What you have to do => Each entry below should be returned exactly as is, with the pictures removed.

Excerpted data =>
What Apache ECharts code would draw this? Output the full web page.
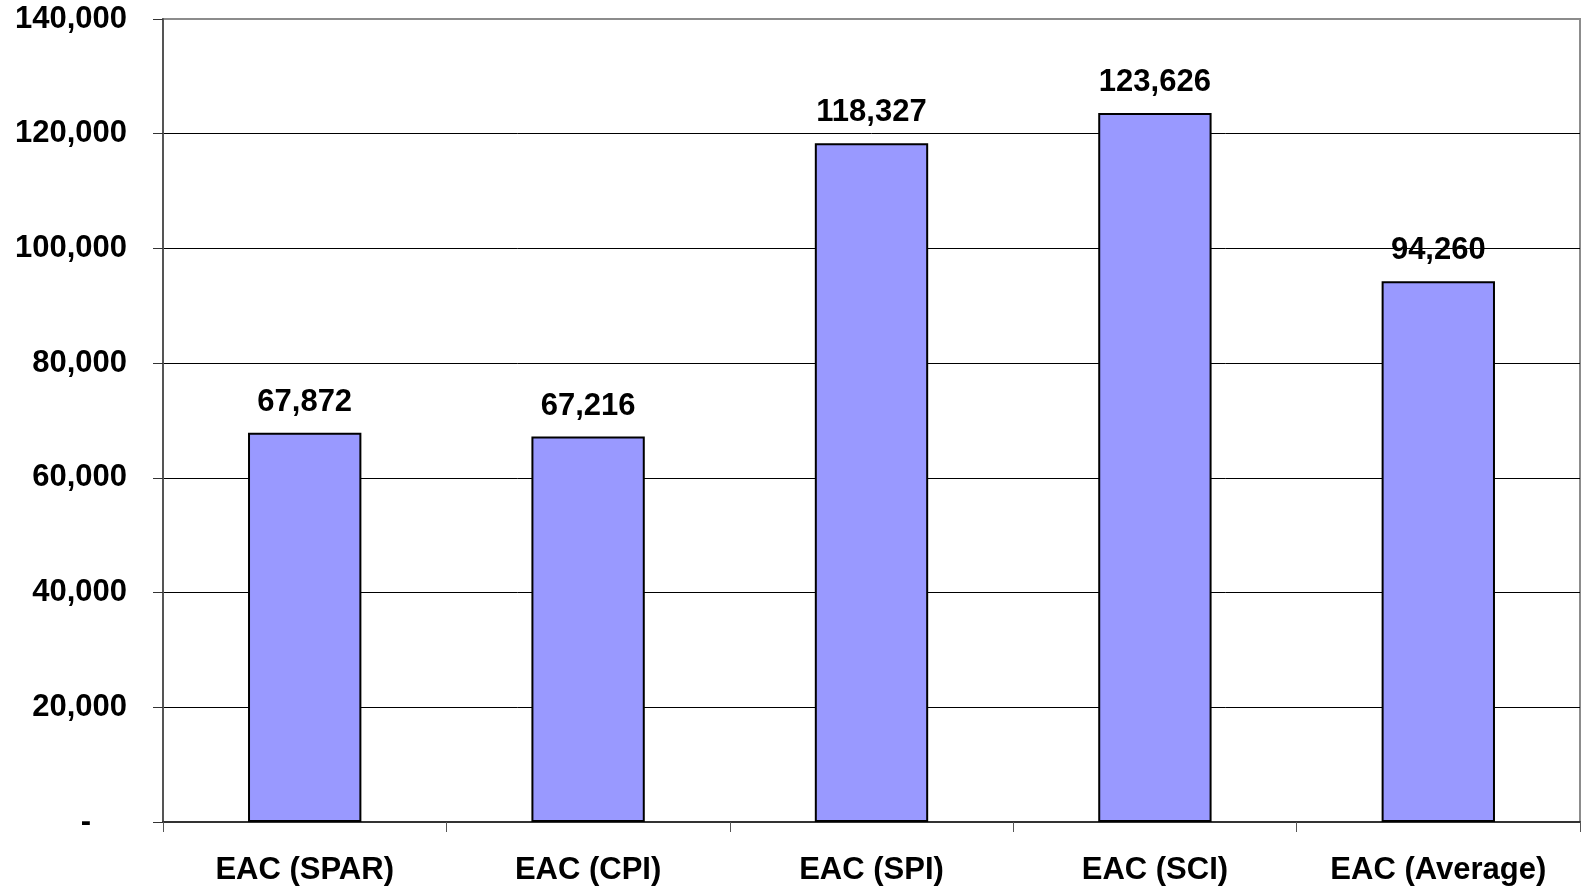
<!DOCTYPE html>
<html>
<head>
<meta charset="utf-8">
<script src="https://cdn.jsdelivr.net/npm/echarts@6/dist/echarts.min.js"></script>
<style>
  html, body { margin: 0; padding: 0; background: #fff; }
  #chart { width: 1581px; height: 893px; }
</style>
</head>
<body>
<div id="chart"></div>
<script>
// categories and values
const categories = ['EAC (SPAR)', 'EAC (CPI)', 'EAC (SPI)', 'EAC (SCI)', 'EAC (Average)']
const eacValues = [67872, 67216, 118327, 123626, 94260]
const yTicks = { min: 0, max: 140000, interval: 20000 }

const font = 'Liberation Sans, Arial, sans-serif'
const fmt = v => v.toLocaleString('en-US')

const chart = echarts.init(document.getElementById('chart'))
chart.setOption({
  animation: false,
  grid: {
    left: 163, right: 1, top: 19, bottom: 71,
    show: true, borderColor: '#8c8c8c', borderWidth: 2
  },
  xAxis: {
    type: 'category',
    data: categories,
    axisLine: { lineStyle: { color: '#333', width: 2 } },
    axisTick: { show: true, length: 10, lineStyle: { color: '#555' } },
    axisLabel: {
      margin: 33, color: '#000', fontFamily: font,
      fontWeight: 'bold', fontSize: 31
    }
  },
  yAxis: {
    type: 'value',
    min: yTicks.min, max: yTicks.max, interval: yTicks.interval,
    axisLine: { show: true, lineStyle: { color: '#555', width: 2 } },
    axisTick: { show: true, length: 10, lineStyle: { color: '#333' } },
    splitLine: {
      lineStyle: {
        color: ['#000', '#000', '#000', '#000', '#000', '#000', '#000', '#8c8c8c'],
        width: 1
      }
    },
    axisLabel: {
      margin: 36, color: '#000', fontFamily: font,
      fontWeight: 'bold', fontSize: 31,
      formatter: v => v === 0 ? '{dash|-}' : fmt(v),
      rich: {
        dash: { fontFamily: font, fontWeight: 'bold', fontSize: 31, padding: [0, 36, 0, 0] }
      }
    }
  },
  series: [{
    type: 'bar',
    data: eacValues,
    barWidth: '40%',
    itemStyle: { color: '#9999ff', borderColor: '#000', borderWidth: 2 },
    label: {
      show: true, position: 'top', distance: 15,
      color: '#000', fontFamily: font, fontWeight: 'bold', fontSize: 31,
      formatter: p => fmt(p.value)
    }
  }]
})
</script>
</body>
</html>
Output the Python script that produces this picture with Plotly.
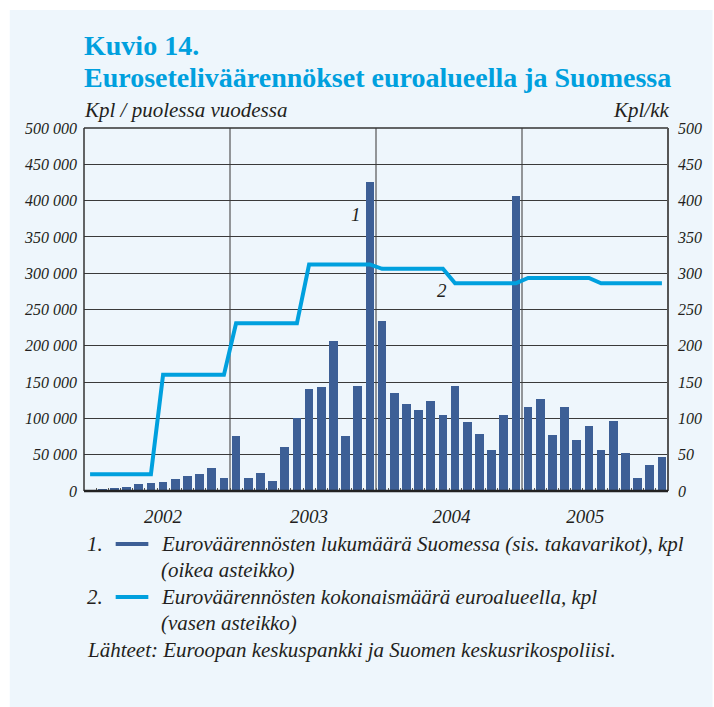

Task response =>
What Apache ECharts code would draw this? Output the full web page.
<!DOCTYPE html>
<html>
<head>
<meta charset="utf-8">
<script src="https://cdn.jsdelivr.net/npm/echarts@6/dist/echarts.min.js"></script>
<style>
  html, body { margin: 0; padding: 0; background: #fff; }
  #chart { width: 1581px; height: 893px; }
</style>
</head>
<body>
<div id="chart"></div>
<script>
// categories and values
const categories = ['EAC (SPAR)', 'EAC (CPI)', 'EAC (SPI)', 'EAC (SCI)', 'EAC (Average)']
const eacValues = [67872, 67216, 118327, 123626, 94260]
const yTicks = { min: 0, max: 140000, interval: 20000 }

const font = 'Liberation Sans, Arial, sans-serif'
const fmt = v => v.toLocaleString('en-US')

const chart = echarts.init(document.getElementById('chart'))
chart.setOption({
  animation: false,
  grid: {
    left: 163, right: 1, top: 19, bottom: 71,
    show: true, borderColor: '#8c8c8c', borderWidth: 2
  },
  xAxis: {
    type: 'category',
    data: categories,
    axisLine: { lineStyle: { color: '#333', width: 2 } },
    axisTick: { show: true, length: 10, lineStyle: { color: '#555' } },
    axisLabel: {
      margin: 33, color: '#000', fontFamily: font,
      fontWeight: 'bold', fontSize: 31
    }
  },
  yAxis: {
    type: 'value',
    min: yTicks.min, max: yTicks.max, interval: yTicks.interval,
    axisLine: { show: true, lineStyle: { color: '#555', width: 2 } },
    axisTick: { show: true, length: 10, lineStyle: { color: '#333' } },
    splitLine: {
      lineStyle: {
        color: ['#000', '#000', '#000', '#000', '#000', '#000', '#000', '#8c8c8c'],
        width: 1
      }
    },
    axisLabel: {
      margin: 36, color: '#000', fontFamily: font,
      fontWeight: 'bold', fontSize: 31,
      formatter: v => v === 0 ? '{dash|-}' : fmt(v),
      rich: {
        dash: { fontFamily: font, fontWeight: 'bold', fontSize: 31, padding: [0, 36, 0, 0] }
      }
    }
  },
  series: [{
    type: 'bar',
    data: eacValues,
    barWidth: '40%',
    itemStyle: { color: '#9999ff', borderColor: '#000', borderWidth: 2 },
    label: {
      show: true, position: 'top', distance: 15,
      color: '#000', fontFamily: font, fontWeight: 'bold', fontSize: 31,
      formatter: p => fmt(p.value)
    }
  }]
})
</script>
</body>
</html>
Output the Python script that produces this picture with Plotly.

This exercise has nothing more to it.